Offbeat outliers: Equity savings | Value Research Equity savings funds have been getting the cold shoulder from investors for a while now. Here we discuss the reasons for this trend and why this category still holds value.

Offbeat outliers: Equity savings

Equity savings funds have been getting the cold shoulder from investors for a while now. Here we discuss the reasons for this trend and why this category still holds value.

Offbeat outliers: Equity savings

In the first part of this four-part series we had discussed about the factors affecting the popularity of Aggressive Hybrid funds and the reasons we think investors should still hold on to the category. In the second part, we will talk about another category that investors have been ignoring, i.e., Equity savings category.

With assets of over Rs 10,000 crore, the equity-savings category was designed to be an improvisation of the traditional monthly income plans (MIPs), now known as conservative hybrid funds. While both the funds seem pretty similar in payoffs, equity-savings ones are more tax-efficient, given that they enjoy equity taxation. These funds invest about one-third each in equity, debt and arbitrage, which makes them a suitable choice for conservative investors. While the debt portion helps investors get returns better than FDs, arbitrage helps in protecting from equity volatility.

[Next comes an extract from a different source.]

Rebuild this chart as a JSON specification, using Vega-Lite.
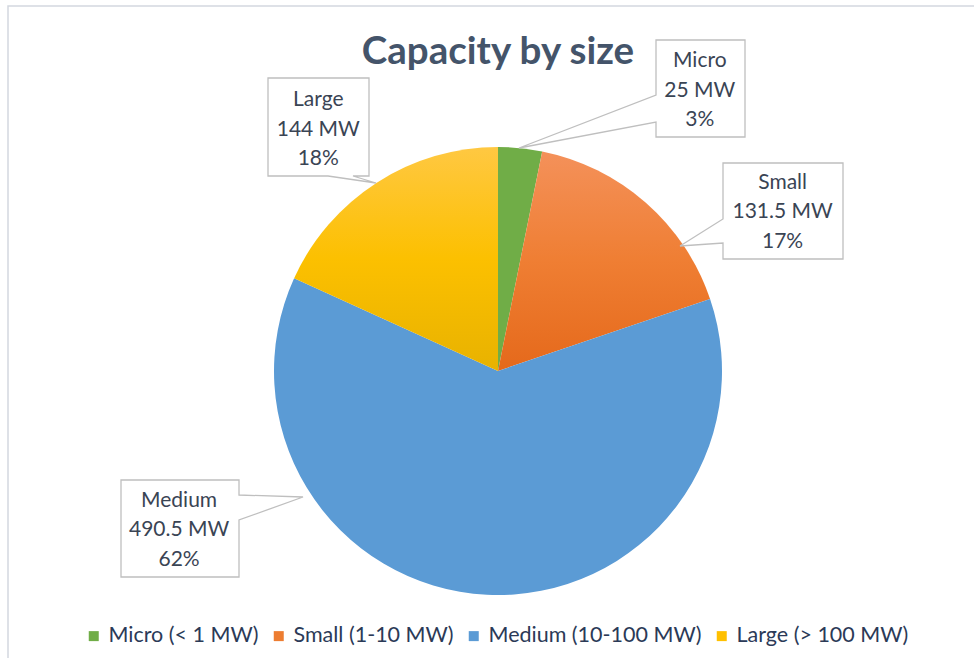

Together, the equity and arbitrage elements add to over 65 per cent, which qualifies these funds for equity taxation. This category came into being in 2014 and was always flaunted as a tax-friendly option to an MIP. However, over the years, its charm seems to have fizzled out. Look at the graph 'Equity savings: AUM trend' which highlights the general lack of interest the category has been seeing.

According to D P Singh, Chief Business Officer at SBI Mutual Fund, "The expenses of equity savings kind of funds need to be rationalised. In this category, you have 60-65 per cent of the money invested in debt and arbitrage, which are today giving about 5 per cent, but the funds are charging the maximum permissible rates. It impacts the performance of the scheme."

Well, expenses are definitely a spoiler here. The graph 'Different composition, similar expenses' compares the expenses of these funds with actively managed large-cap funds. In case of regular plans, the expense ratio of the equity-savings category is fairly close to actively managed large-cap funds. Clearly, fund houses need to reduce the expense ratio as it acts as a drag on the category. Having said that, these funds aim to provide convenience and act as a one-stop regular income solution.

As far as hybrids are concerned, while dynamic asset-allocation funds have been hogging the limelight, the equity-savings category certainly has its own merits. We find this category particularly useful for the retirees who are looking for only a measured dose of equity in their portfolio.

To check how well these funds fit the bill as a regular-income solution, we ran an illustration on the category. Suppose Mr Goyal has Rs 1 crore at the age of 60 as retirement savings and he puts the entire corpus in an average equity-savings fund at the end of 2014. Further, he starts with a conservative withdrawal rate of 5 per cent in the beginning of 2016 and increases the amount withdrawn by about 5 per cent every year to keep up with inflation. However, to avoid eating into his retirement nest, he ensures that his withdrawal rate, by and large, does not exceed about 6 per cent of his capital. For simplicity's sake, we have also assumed that withdrawals are taxed at a flat 10 per cent.

The graphs 'Mr Goyal's retirement income' and 'Mr Goyal's withdrawal rate' show the outcomes. In the first graph, you can see that by investing in an average equity-savings fund, Mr Goyal would have been able to comfortably maintain the goal of getting a steady income with a constant increase. The second graph shows how the withdrawal rate would have been during this time.

Since this illustration incorporates taxation, it is relatively aggressive and even then, an average equity-savings fund would have been able to help Mr Goyal achieve his goal. If you're thinking that illustration shows only the average outcome, we did replicate a similar strategy on a few funds and they were well able to pass this test.

So, from a utility perspective, investors who don't want to assume higher risk, and want to derive a regular income from their investment can look at equity-savings funds. These are desirable funds for conservative investors seeking moderate and stable returns.